The chancellor also outlined steps to cap welfare spending in 2014 that would commence in 2015 and announced the majority of benefit schemes would only see a one per cent rise next year. Crediting the recent growth in the economy to austerity, his ongoing cutbacks are consistent with aims of reducing government borrowing and increasing confidence in the UK’s still fragile economic foundations.
Mr Osborne did state that Job Seeker’s Allowance and the state pension schemes would be exempt from these cuts indicating that the government’s plans for increasing employment and tackling the growing issue of an ageing population are still far from finished. The question is, will 2014 see a drive in the labour and employment markets through subsidies, public investment or training schemes?
Investing in the Present and the Future
The day was not just about spending cuts and lengthier employment. Mr Osborne did announce that the current state pension would see a rise by £2.95 a week, meaning pensioners will be £800 better off over five years.
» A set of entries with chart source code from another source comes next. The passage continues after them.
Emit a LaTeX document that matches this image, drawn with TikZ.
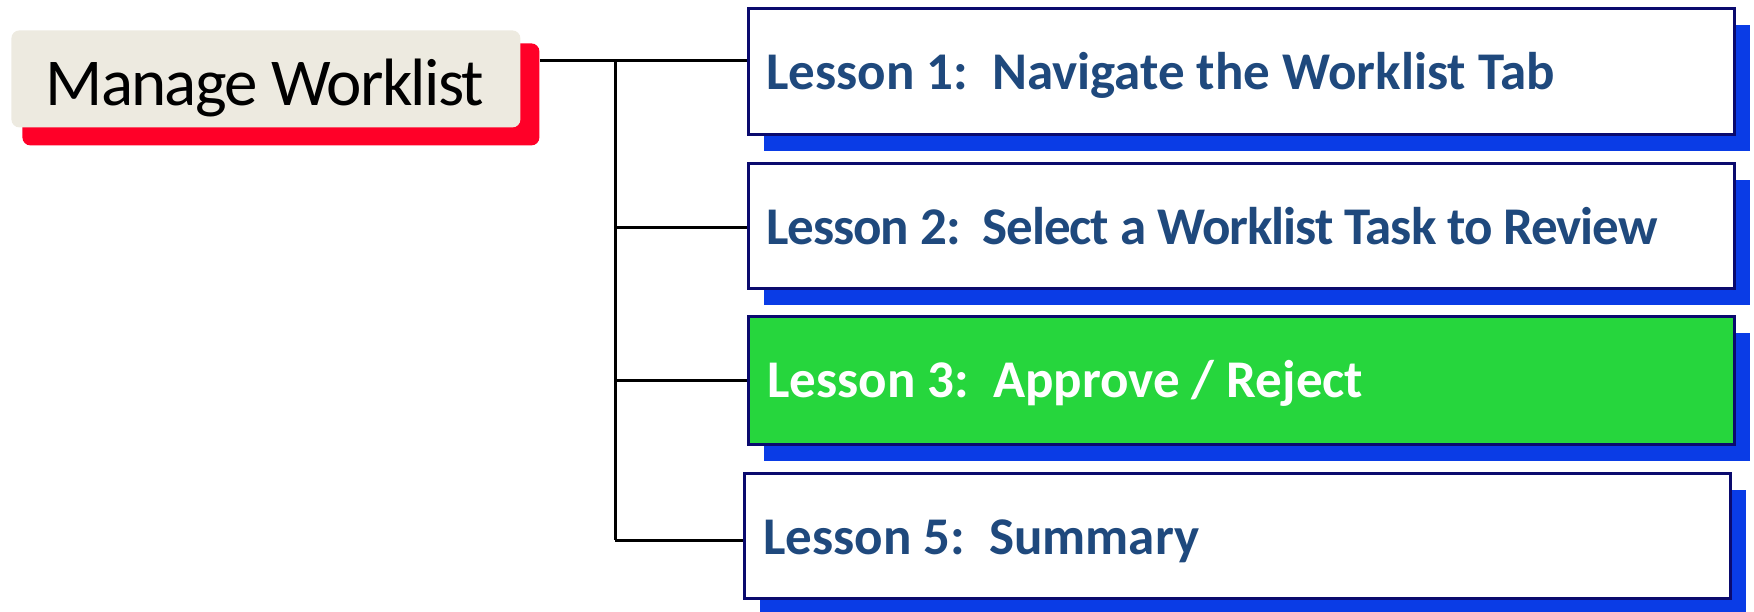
\documentclass[tikz,border=0pt]{standalone}
\usepackage{fontspec}
\setmainfont{Carlito}
\newfontfamily\lessonfont{Carlito}
\newfontfamily\lessontightfont[LetterSpace=-2]{Carlito}
\newfontfamily\mwfont[LetterSpace=-2.5]{Carlito}
\usetikzlibrary{shadows}
\definecolor{navy}{RGB}{10,10,110}
\definecolor{shadowblue}{RGB}{10,60,230}
\definecolor{lessongreen}{RGB}{38,214,61}
\definecolor{mwred}{RGB}{255,0,40}
\definecolor{mwbeige}{RGB}{237,234,224}
\definecolor{lessontext}{RGB}{31,73,125}
\tikzset{
  lessonbox/.style={draw=navy, line width=1.5pt, fill=white, anchor=north west, inner sep=0pt,
    minimum width=493pt, minimum height=63pt,
    drop shadow={shadow xshift=7.75pt, shadow yshift=-8pt, fill=shadowblue, opacity=1}},
  lessonlabel/.style={anchor=base west, inner sep=0pt, font=\lessonfont\fontsize{26.5}{30}\selectfont\bfseries, text=lessontext},
  conn/.style={line width=1.5pt, black},
}
\begin{document}
\begin{tikzpicture}[x=0.5pt, y=-0.5pt]
\useasboundingbox (0,0) rectangle (1754,611);
% Manage Worklist
\node[fill=mwred, rounded corners=4pt, anchor=north west, inner sep=0pt, minimum width=258.5pt, minimum height=51pt] (mwshadow) at (22,43) {};
\node[fill=mwbeige, rounded corners=4pt, anchor=north west, inner sep=0pt, minimum width=254.5pt, minimum height=48.5pt] (mw) at (11,30) {};
\node[anchor=base west, inner sep=0pt, font=\mwfont\fontsize{33.5}{38}\selectfont] (mwtext) at (45,105) {Manage Worklist};
% Lessons
\node[lessonbox] (l1) at (747,7) {};
\node[lessonbox, minimum height=62.5pt] (l2) at (747,162) {};
\node[lessonbox, fill=lessongreen, minimum height=64pt] (l3) at (747,315) {};
\node[lessonbox, minimum height=62.5pt] (l5) at (743,472) {};
\node[lessonlabel] (t1) at (766,89.5) {Lesson 1:\ \ Navigate the Worklist Tab};
\node[lessonlabel, font=\lessontightfont\fontsize{26.5}{30}\selectfont\bfseries] (t2) at (766,244.5) {Lesson 2:\ \ Select a Worklist Task to Review};
\node[lessonlabel, text=white] (t3) at (767,397.5) {Lesson 3:\ \ Approve / Reject};
\node[lessonlabel] (t5) at (763,554) {Lesson 5:\ \ Summary};
% connectors
\coordinate (j0) at (615,60);
\coordinate (b2) at (615,227);
\coordinate (b3) at (615,380);
\coordinate (b5) at (615,540);
\draw[conn] (mwshadow.east |- j0) -- (j0 -| l1.west);
\draw[conn] (j0) -- (b5);
\draw[conn] (b2) -- (b2 -| l2.west);
\draw[conn] (b3) -- (b3 -| l3.west);
\draw[conn] (b5) -- (b5 -| l5.west);
\end{tikzpicture}
\end{document}
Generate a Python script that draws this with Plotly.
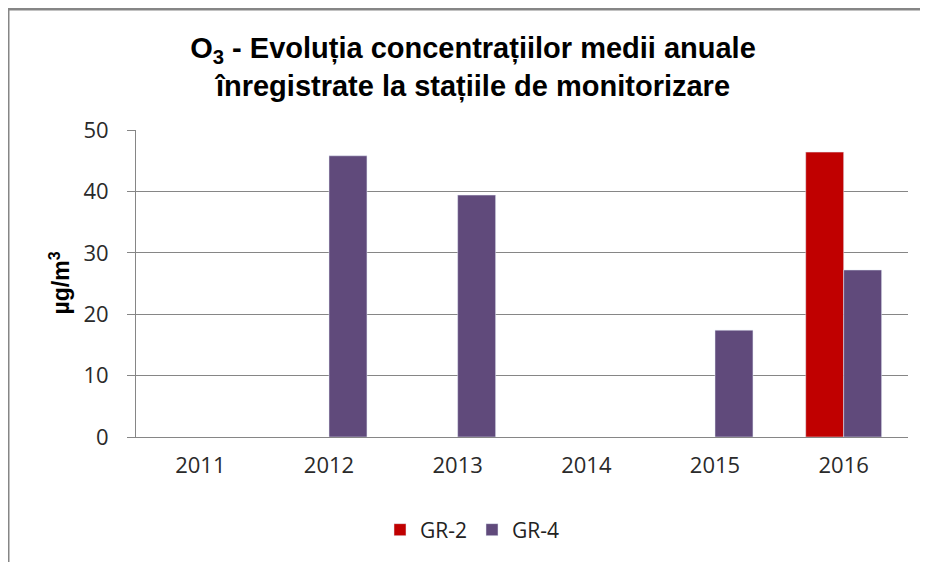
import plotly.graph_objects as go

years = ["2011", "2012", "2013", "2014", "2015", "2016"]
gr2 = [None, None, None, None, None, 46.4]
gr4 = [None, 45.8, 39.4, None, 17.4, 27.2]

# page body adds an 8px offset, so the figure is 8px smaller than the window
W, H = 920, 554
L, R, T, B = 128, 20, 122, 125
pw, ph = W - L - R, H - T - B

fig = go.Figure()
fig.add_trace(go.Bar(name="GR-2", x=years, y=gr2, marker_color="#C00000"))
fig.add_trace(go.Bar(name="GR-4", x=years, y=gr4, marker_color="#604A7B"))

fig.update_layout(
    width=W, height=H,
    margin=dict(l=L, r=R, t=T, b=B),
    paper_bgcolor="white", plot_bgcolor="white",
    barmode="group", bargap=0.41, bargroupgap=0,
    font=dict(family="Open Sans", size=22, color="#2a2a2a"),
    title=dict(
        text="<b>O<sub>3</sub> - Evoluția concentrațiilor medii anuale<br>înregistrate la stațiile de monitorizare</b>",
        x=(465 - L) / pw, xref="paper", xanchor="center",
        y=1 - 50 / H, yanchor="middle",
        font=dict(family="Liberation Sans", size=29, color="black"),
    ),
    legend=dict(orientation="h", x=(464 - L) / pw, xanchor="center",
                y=-(522 - T - ph) / ph, yanchor="middle",
                font=dict(family="Open Sans", size=21, color="#222222")),
    showlegend=True,
)
fig.update_xaxes(showline=True, linecolor="#868686", linewidth=1, ticks="",
                 ticklabelstandoff=9)
fig.update_yaxes(range=[0, 50], dtick=10, showgrid=True, gridcolor="#868686", gridwidth=1,
                 showline=True, linecolor="#868686", linewidth=1,
                 ticks="outside", ticklen=8, tickcolor="#868686", zeroline=False,
                 ticklabelstandoff=14)

fig.add_annotation(text="<b>µg/m<sup>3</sup></b>", textangle=-90,
                   xref="paper", yref="paper", x=(51 - L) / pw, y=0.5,
                   showarrow=False, xanchor="center", yanchor="middle",
                   font=dict(family="Liberation Sans", size=23, color="black"))

# outer chart border (top and left edges visible)
fig.add_shape(type="line", xref="paper", yref="paper", x0=-L / pw, x1=1 + R / pw + 0.05,
              y0=1 + (T - 1) / ph, y1=1 + (T - 1) / ph, line=dict(color="#868686", width=3))
fig.add_shape(type="line", xref="paper", yref="paper", x0=-L / pw, x1=-L / pw,
              y0=1 + T / ph, y1=-B / ph - 0.05, line=dict(color="#868686", width=3))

fig.write_html("out.html")
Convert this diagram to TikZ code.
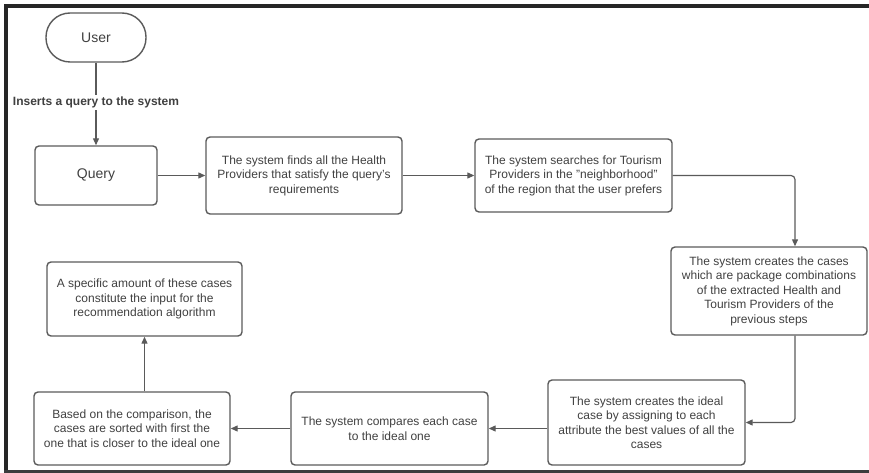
\documentclass[tikz,border=0pt]{standalone}
\usepackage{fontspec}
\setmainfont{Liberation Sans}
\usetikzlibrary{arrows.meta}
\definecolor{boxline}{HTML}{5A5A5A}
\definecolor{boxtext}{HTML}{404040}
\definecolor{frameline}{HTML}{262626}
\begin{document}
\begin{tikzpicture}[x=1pt,y=-1pt,
  flowbox/.style={draw=boxline,line width=1.4pt,rounded corners=4pt,
    inner sep=0pt,align=center,text=boxtext,
    font=\fontsize{12}{14.5}\selectfont},
  bigtext/.style={font=\fontsize{14}{17}\selectfont},
  link/.style={draw=boxline,line width=1.2pt,
    -{Triangle[length=7pt,width=6pt]}},
]
\useasboundingbox (0,0) rectangle (869,473);
% outer frame (top, left and bottom bands)
\fill[frameline] (4,4) rectangle (869,8);
\fill[frameline] (4,4) rectangle (8,473);
\fill[frameline!90] (4,470) rectangle (869,473);

% nodes
\node[flowbox,bigtext,rounded corners=24pt,minimum width=100pt,minimum height=49pt]
  (user) at (96,37.5) {User};
\node[flowbox,bigtext,minimum width=122pt,minimum height=59pt]
  (query) at (96,175.5) {Query};
\node[flowbox,minimum width=196pt,minimum height=77pt]
  (health) at (304,175.5) {The system finds all the Health\\Providers that satisfy the query's\\requirements};
\node[flowbox,minimum width=197pt,minimum height=73pt]
  (tourism) at (573.5,175.5) {The system searches for Tourism\\Providers in the "neighborhood"\\of the region that the user prefers};
\node[flowbox,minimum width=196pt,minimum height=88pt]
  (cases) at (769,291) {The system creates the cases\\which are package combinations\\of the extracted Health and\\Tourism Providers of the\\previous steps};
\node[flowbox,minimum width=197pt,minimum height=85pt]
  (ideal) at (646.5,422.5) {The system creates the ideal\\case by assigning to each\\attribute the best values of all the\\cases};
\node[flowbox,minimum width=197pt,minimum height=73pt]
  (compare) at (389.5,428.5) {The system compares each case\\to the ideal one};
\node[flowbox,minimum width=196pt,minimum height=73pt]
  (sorted) at (132,428.5) {Based on the comparison, the\\cases are sorted with first the\\one that is closer to the ideal one};
\node[flowbox,minimum width=195pt,minimum height=74pt]
  (specific) at (144.5,299) {A specific amount of these cases\\constitute the input for the\\recommendation algorithm};

% routing column on the right
\coordinate (rcol) at (795,0);

% connectors
\draw[link] (user) -- node[fill=white,text=boxtext,inner sep=2pt,
  font=\fontsize{12}{14}\selectfont\bfseries,pos=0.48] (lbl) {Inserts a query to the system} (query);
\draw[link] (query) -- (health);
\draw[link] (health) -- (tourism);
\draw[link,rounded corners=4pt] (tourism.east) -| (cases.north -| rcol);
\draw[link,rounded corners=4pt] (cases.south -| rcol) |- (ideal.east);
\draw[link] (compare.east -| ideal.west) -- (compare.east);
\draw[link] (compare) -- (sorted);
\draw[link] (specific.south |- sorted.north) -- (specific.south);
\end{tikzpicture}
\end{document}
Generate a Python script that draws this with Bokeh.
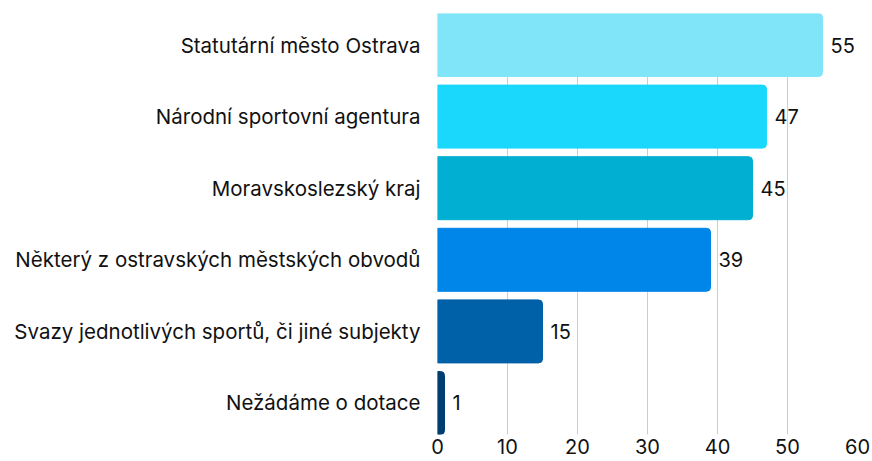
from bokeh.plotting import figure
from bokeh.models import ColumnDataSource, Range1d, FixedTicker
from bokeh.core.properties import value
from bokeh.embed import file_html
from bokeh.resources import INLINE

categories = [
    "Statutární město Ostrava",
    "Národní sportovní agentura",
    "Moravskoslezský kraj",
    "Některý z ostravských městských obvodů",
    "Svazy jednotlivých sportů, či jiné subjekty",
    "Nežádáme o dotace",
]
values = [55, 47, 45, 39, 15, 1]
colors = ["#80E5F8", "#1AD7FC", "#00AFD1", "#0085E8", "#0060A8", "#003E72"]
x_ticks = [0, 10, 20, 30, 40, 50, 60]

FONT = "Inter"
BAR_H = 0.88

n = len(categories)
ypos = [n - 1 - i for i in range(n)]  # first category on top

src = ColumnDataSource(dict(y=ypos, cat=categories, val=values, color=colors,
                            label=[str(v) for v in values]))

p = figure(
    y_range=Range1d(-BAR_H / 2, n - 1 + BAR_H / 2),
    x_range=Range1d(0, 60),
    width=872, height=461,
    min_border_left=437, min_border_top=13, min_border_right=15, min_border_bottom=27,
    output_backend="svg", toolbar_location=None,
)
p.outline_line_color = None
p.background_fill_color = "white"
p.border_fill_color = "white"

p.hbar(y="y", left=0, right="val", height=BAR_H, color="color", source=src,
       border_radius=(0, 4, 4, 0))
p.text(x="val", y="y", text="label", source=src, x_offset=8,
       text_align="left", text_baseline="middle",
       text_font=value(FONT), text_font_size="20px", text_color="#111111")

p.xaxis.ticker = FixedTicker(ticks=x_ticks)
p.xaxis.axis_line_color = None
p.xaxis.major_tick_line_color = None
p.xaxis.major_tick_out = 0
p.xaxis.minor_tick_line_color = None
p.xaxis.major_label_standoff = 4
p.xaxis.major_label_text_font = FONT
p.xaxis.major_label_text_font_size = "20px"
p.xaxis.major_label_text_color = "#111111"

p.yaxis.ticker = FixedTicker(ticks=ypos)
p.yaxis.major_label_overrides = {y: c for y, c in zip(ypos, categories)}
p.yaxis.axis_line_color = None
p.yaxis.major_tick_line_color = None
p.yaxis.major_tick_out = 0
p.yaxis.minor_tick_line_color = None
p.yaxis.major_label_standoff = 17
p.yaxis.major_label_text_font = FONT
p.yaxis.major_label_text_font_size = "20.5px"
p.yaxis.major_label_text_color = "#111111"

p.xgrid.grid_line_color = "#CCCCCC"
p.ygrid.grid_line_color = None

open("out.html", "w").write(file_html(p, INLINE))
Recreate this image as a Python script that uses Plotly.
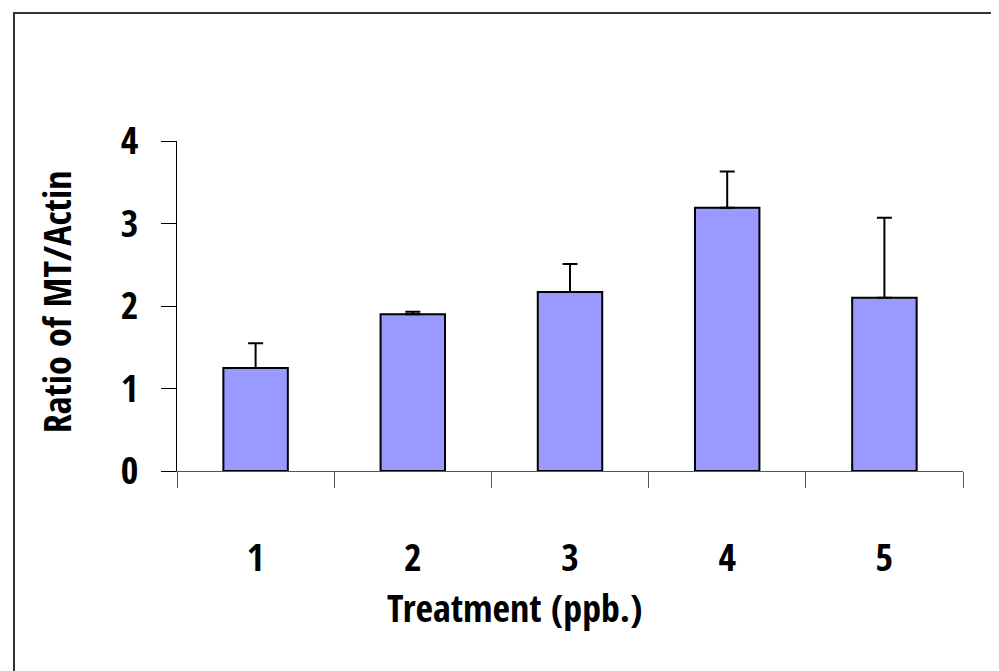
import plotly.graph_objects as go

categories = ["1", "2", "3", "4", "5"]
means = [1.25, 1.90, 2.17, 3.19, 2.10]
errors_up = [0.30, 0.03, 0.34, 0.44, 0.97]
y_ticks = [0, 1, 2, 3, 4]
x_title = "Treatment (ppb.)"
y_title = "Ratio of MT/Actin"

FONT = "Open Sans Condensed, Roboto Condensed, sans-serif"
FS = 38

fig = go.Figure()
fig.add_trace(go.Bar(
    x=categories, y=means,
    width=0.41,
    marker=dict(color="#9999FF", line=dict(color="black", width=2)),
    error_y=dict(type="data", symmetric=False, array=errors_up,
                 arrayminus=[0] * len(means), color="black",
                 thickness=2, width=7.5),
))

fig.update_layout(
    width=999, height=671,
    margin=dict(l=169, r=44, t=133, b=208),
    paper_bgcolor="white", plot_bgcolor="white",
    showlegend=False,
    font=dict(family=FONT, color="black", size=FS, weight="bold"),
    xaxis=dict(
        type="category", tickson="boundaries",
        ticks="outside", ticklen=16, tickcolor="#555", tickwidth=1,
        showline=True, linecolor="#555", linewidth=1,
        showgrid=False, zeroline=False,
        ticklabelstandoff=53,
        tickfont=dict(family=FONT, size=FS, weight="bold"),
    ),
    yaxis=dict(
        range=[0, 4], tickvals=y_ticks,
        ticks="outside", ticklen=15, tickcolor="black", tickwidth=1,
        showline=True, linecolor="black", linewidth=1,
        showgrid=False, zeroline=False,
        ticklabelstandoff=15,
        tickfont=dict(family=FONT, size=FS, weight="bold"),
    ),
)

fig.add_annotation(text=x_title, xref="paper", yref="paper", x=0.430, y=-0.412,
                   xanchor="center", yanchor="middle", showarrow=False,
                   font=dict(family=FONT, size=FS, weight="bold", color="black"))
fig.add_annotation(text=y_title, xref="paper", yref="paper", x=-0.154, y=0.514,
                   xanchor="center", yanchor="middle", showarrow=False, textangle=-90,
                   font=dict(family=FONT, size=FS, weight="bold", color="black"))

fig.add_shape(type="rect", xref="paper", yref="paper",
              x0=-0.2074, x1=1.2, y0=-0.7, y1=1.388,
              line=dict(color="#333", width=2), fillcolor="rgba(0,0,0,0)",
              layer="below")

fig.write_html("out.html")
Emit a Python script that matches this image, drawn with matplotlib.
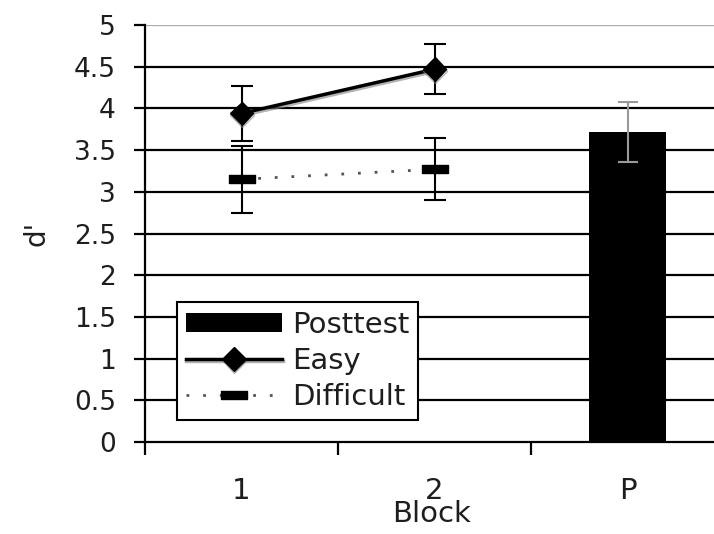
import numpy as np
import matplotlib.pyplot as plt
import matplotlib.patheffects as pe
from matplotlib.path import Path

# d' by block, with error bars
blocks = [1, 2]
easy = [3.94, 4.47]
easy_err = [0.33, 0.30]
difficult = [3.15, 3.27]
difficult_err = [0.40, 0.37]
posttest = 3.72
posttest_err = 0.36
xticklabels = ["1", "2", "P"]
yticklabels = ['0', '0.5', '1', '1.5', '2', '2.5', '3', '3.5', '4', '4.5', '5']

plt.rcParams['font.family'] = ['Verdana', 'DejaVu Sans']
txt = '#1e1e1e'

fig = plt.figure(figsize=(7.14, 5.34), dpi=100)
ax = fig.add_axes([145 / 714, 92 / 534, 1 - 145 / 714, 417 / 534])

# horizontal grid every 0.5
for y in np.arange(0.5, 5.0, 0.5):
    ax.axhline(y, color='black', lw=1.6, zorder=0)
ax.axhline(5.0, color='#aaaaaa', lw=1.6, zorder=0)

ax.bar(3, posttest, width=0.4, color='black', zorder=2, label='Posttest')
ax.errorbar(3, posttest, yerr=posttest_err, color='#999999', lw=1.5,
            capsize=7, capthick=1.5, zorder=3)

# wide flat bar marker for the difficult series
bar_marker = Path([(-1.6, -0.5), (1.6, -0.5), (1.6, 0.5), (-1.6, 0.5), (-1.6, -0.5)],
                  [Path.MOVETO, Path.LINETO, Path.LINETO, Path.LINETO, Path.CLOSEPOLY])

ax.errorbar(blocks, difficult, yerr=difficult_err, fmt='none', ecolor='black',
            elinewidth=1.5, capsize=8, capthick=1.5, zorder=3)
ax.plot(blocks, difficult, color='#555555', lw=2, linestyle=(0, (1, 5)),
        marker=bar_marker, markersize=19, markerfacecolor='black',
        markeredgecolor='black', zorder=4, label='Difficult')

ax.errorbar(blocks, easy, yerr=easy_err, fmt='none', ecolor='black',
            elinewidth=1.5, capsize=8, capthick=1.5, zorder=3)
ax.plot(blocks, easy, color='black', lw=2.5, marker='D', markersize=12,
        zorder=5, label='Easy',
        path_effects=[pe.SimpleLineShadow(offset=(0.5, -1.5), shadow_color='gray', alpha=0.6),
                      pe.Normal()])

ax.set_yticks(np.arange(0, 5.01, 0.5))
ax.set_yticklabels(yticklabels)
ax.set_xticks([0.5, 1.5, 2.5])
ax.set_xticklabels([])
ax.set_xticks([1, 2, 3], minor=True)
ax.set_xticklabels(xticklabels, minor=True)
ax.set_ylim(0, 5)
ax.set_xlim(0.5, 0.5 + 569 / 193)
ax.tick_params(axis='x', which='minor', length=0, pad=25, labelsize=21, labelcolor=txt)
ax.tick_params(axis='x', which='major', length=9, width=1.6, direction='out')
ax.tick_params(axis='y', length=8, width=1.6, direction='out', labelsize=19,
               labelcolor=txt, pad=13)

for side in ['top', 'right']:
    ax.spines[side].set_visible(False)
ax.spines['left'].set_linewidth(1.6)
ax.spines['bottom'].set_linewidth(1.6)

ax.set_xlabel('Block', fontsize=21, color=txt)
ax.xaxis.set_label_coords((432 - 145) / 569, (442 - 500) / 417)
ax.set_ylabel("d'", fontsize=20, color=txt)
ax.yaxis.set_label_coords((50 - 145) / 569, 0.5)

handles, labels = ax.get_legend_handles_labels()
order = [labels.index(n) for n in ['Posttest', 'Easy', 'Difficult']]
leg = ax.legend([handles[i] for i in order], [labels[i] for i in order],
                loc='upper left', bbox_to_anchor=(0.056, 0.336), borderaxespad=0,
                fancybox=False, edgecolor='black', framealpha=1, fontsize=21,
                handlelength=3.3, handleheight=0.65, handletextpad=0.35,
                labelspacing=0.28, borderpad=0.3)
leg.get_frame().set_linewidth(1.5)
for t in leg.get_texts():
    t.set_color(txt)

fig.savefig('out.png', dpi=100)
There was also investment seen in the country’s younger citizens as children up to the age of seven will be eligible for free school meals and fuel duty increases are to be cancelled.
Finally, the statement confirmed that energy bills would not be increasing thanks to a change in the green levies structure moving into 2014, despite Labour being critical of the practicality and transparency of the system.
Stepping into 2014
With 25 days left of the calendar year many would say that this year has been a year of strong, sustainable growth for the once broken and battered UK economy. As 2014 approaches the people of Britain will be turning their focus onto what the government has in store for the UK economy, asking what the government plans to do with the money saved from its austerity policies and when will we “feel” like we are free of the recession’s grip.